Task objective:
Without the pictures, please reproduce only the lines from the one with "Write a web" through the one with "const connectorData = stack2050.map(v", both included.

Dataset records:
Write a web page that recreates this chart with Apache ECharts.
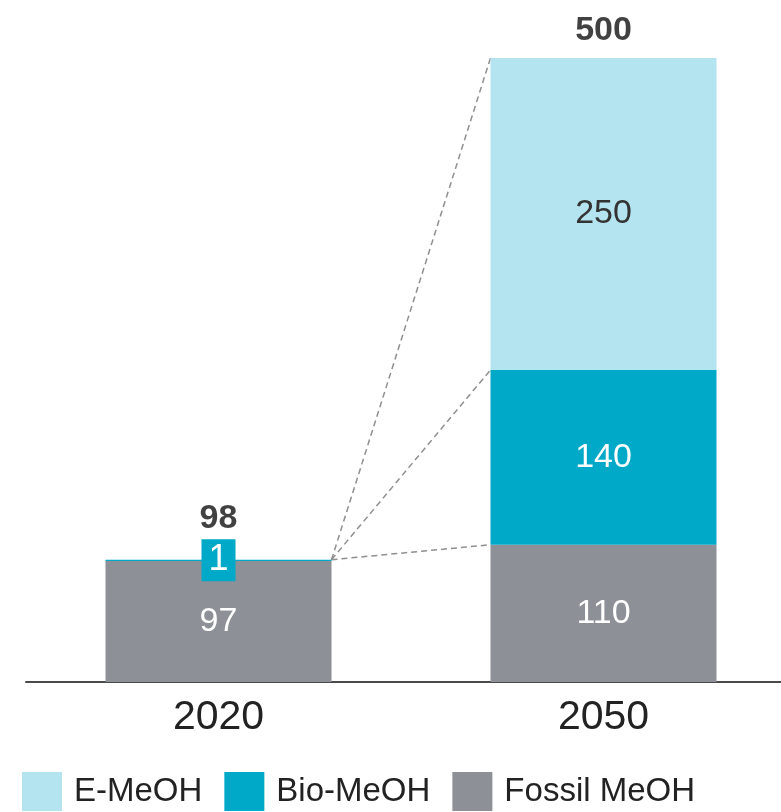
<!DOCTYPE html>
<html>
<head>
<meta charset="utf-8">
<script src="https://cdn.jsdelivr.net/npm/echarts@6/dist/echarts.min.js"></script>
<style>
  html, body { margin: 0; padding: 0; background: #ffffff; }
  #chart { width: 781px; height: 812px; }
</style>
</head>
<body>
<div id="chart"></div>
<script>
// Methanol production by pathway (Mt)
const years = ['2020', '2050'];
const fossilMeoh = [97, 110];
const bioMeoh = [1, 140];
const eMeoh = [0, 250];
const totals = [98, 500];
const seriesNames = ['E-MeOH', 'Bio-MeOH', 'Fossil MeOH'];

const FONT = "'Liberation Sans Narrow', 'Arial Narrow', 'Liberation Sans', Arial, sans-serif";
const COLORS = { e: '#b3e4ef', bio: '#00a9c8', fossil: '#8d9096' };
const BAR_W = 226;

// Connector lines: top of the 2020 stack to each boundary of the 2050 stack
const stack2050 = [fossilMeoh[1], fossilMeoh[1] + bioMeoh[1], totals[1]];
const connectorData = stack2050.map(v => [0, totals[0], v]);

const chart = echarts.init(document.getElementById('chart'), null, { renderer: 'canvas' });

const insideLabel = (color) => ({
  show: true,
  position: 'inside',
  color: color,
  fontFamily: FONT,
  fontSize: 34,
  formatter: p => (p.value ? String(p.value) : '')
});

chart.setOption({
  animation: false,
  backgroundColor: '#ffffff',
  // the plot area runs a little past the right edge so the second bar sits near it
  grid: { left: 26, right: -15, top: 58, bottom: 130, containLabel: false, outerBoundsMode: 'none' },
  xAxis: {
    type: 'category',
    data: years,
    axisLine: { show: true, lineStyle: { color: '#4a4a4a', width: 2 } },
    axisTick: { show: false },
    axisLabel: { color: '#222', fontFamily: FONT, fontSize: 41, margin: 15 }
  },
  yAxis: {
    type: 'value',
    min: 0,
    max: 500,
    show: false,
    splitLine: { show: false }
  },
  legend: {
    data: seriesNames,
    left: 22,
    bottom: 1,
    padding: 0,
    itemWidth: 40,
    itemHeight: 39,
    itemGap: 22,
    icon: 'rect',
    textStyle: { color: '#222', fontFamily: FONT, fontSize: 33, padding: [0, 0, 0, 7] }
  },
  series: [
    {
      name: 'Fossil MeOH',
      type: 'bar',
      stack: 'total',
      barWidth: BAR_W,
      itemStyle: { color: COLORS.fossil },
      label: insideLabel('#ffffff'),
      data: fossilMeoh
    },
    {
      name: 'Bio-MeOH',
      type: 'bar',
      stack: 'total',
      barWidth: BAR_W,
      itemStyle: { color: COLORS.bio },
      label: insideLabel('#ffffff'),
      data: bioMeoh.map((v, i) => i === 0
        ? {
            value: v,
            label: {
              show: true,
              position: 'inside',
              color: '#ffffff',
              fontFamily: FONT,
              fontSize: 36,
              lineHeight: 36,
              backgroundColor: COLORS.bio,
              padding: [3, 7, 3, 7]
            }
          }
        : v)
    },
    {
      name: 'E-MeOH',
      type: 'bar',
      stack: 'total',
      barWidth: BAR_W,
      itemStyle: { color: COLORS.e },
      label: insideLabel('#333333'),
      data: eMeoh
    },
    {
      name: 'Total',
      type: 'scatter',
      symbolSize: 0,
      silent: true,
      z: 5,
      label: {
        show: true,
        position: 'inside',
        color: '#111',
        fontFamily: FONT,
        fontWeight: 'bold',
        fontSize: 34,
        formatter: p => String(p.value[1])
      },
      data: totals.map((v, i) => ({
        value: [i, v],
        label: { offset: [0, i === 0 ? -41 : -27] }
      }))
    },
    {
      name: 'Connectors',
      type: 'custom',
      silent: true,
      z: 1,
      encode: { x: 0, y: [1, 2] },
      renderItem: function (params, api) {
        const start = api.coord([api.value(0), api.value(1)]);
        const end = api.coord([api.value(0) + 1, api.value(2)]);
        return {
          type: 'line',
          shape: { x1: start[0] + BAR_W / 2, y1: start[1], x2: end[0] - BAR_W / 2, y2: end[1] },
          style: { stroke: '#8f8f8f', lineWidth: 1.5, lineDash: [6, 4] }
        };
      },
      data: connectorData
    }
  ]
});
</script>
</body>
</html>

* * *

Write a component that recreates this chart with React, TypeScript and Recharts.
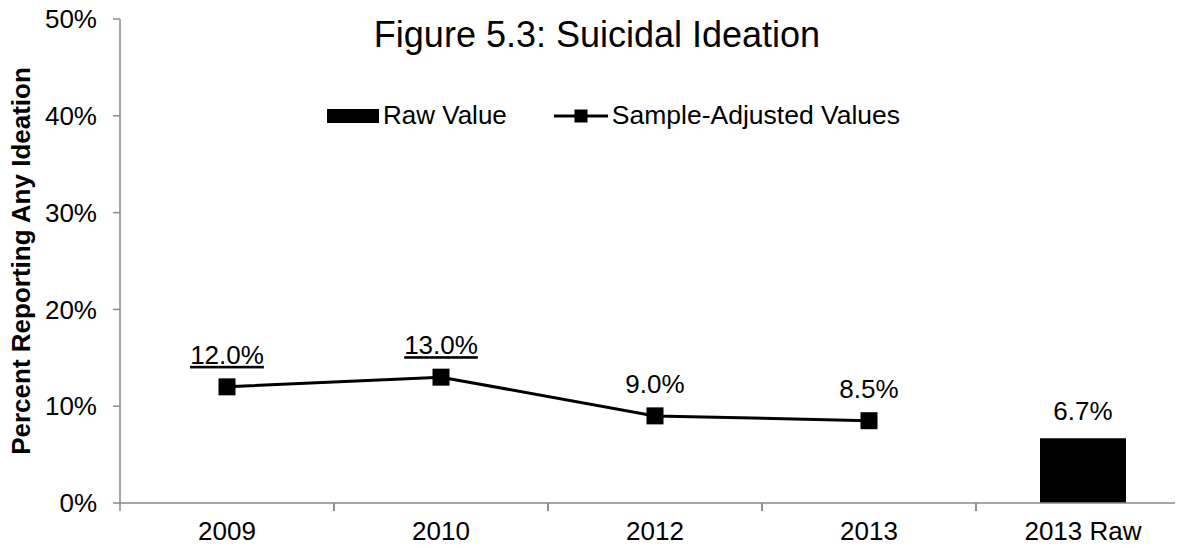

--

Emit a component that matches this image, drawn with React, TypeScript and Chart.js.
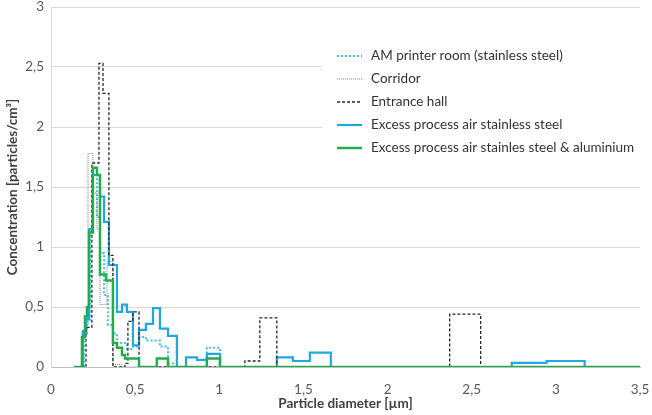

Solution:
Write a web page that recreates this chart with Apache ECharts.
<!DOCTYPE html>
<html>
<head>
<meta charset="utf-8">
<script src="https://cdn.jsdelivr.net/npm/echarts@6/dist/echarts.min.js"></script>
<style>
  html, body { margin: 0; padding: 0; background: #ffffff; }
  #chart { width: 781px; height: 812px; }
</style>
</head>
<body>
<div id="chart"></div>
<script>
// Methanol production by pathway (Mt)
const years = ['2020', '2050'];
const fossilMeoh = [97, 110];
const bioMeoh = [1, 140];
const eMeoh = [0, 250];
const totals = [98, 500];
const seriesNames = ['E-MeOH', 'Bio-MeOH', 'Fossil MeOH'];

const FONT = "'Liberation Sans Narrow', 'Arial Narrow', 'Liberation Sans', Arial, sans-serif";
const COLORS = { e: '#b3e4ef', bio: '#00a9c8', fossil: '#8d9096' };
const BAR_W = 226;

// Connector lines: top of the 2020 stack to each boundary of the 2050 stack
const stack2050 = [fossilMeoh[1], fossilMeoh[1] + bioMeoh[1], totals[1]];
const connectorData = stack2050.map(v => [0, totals[0], v]);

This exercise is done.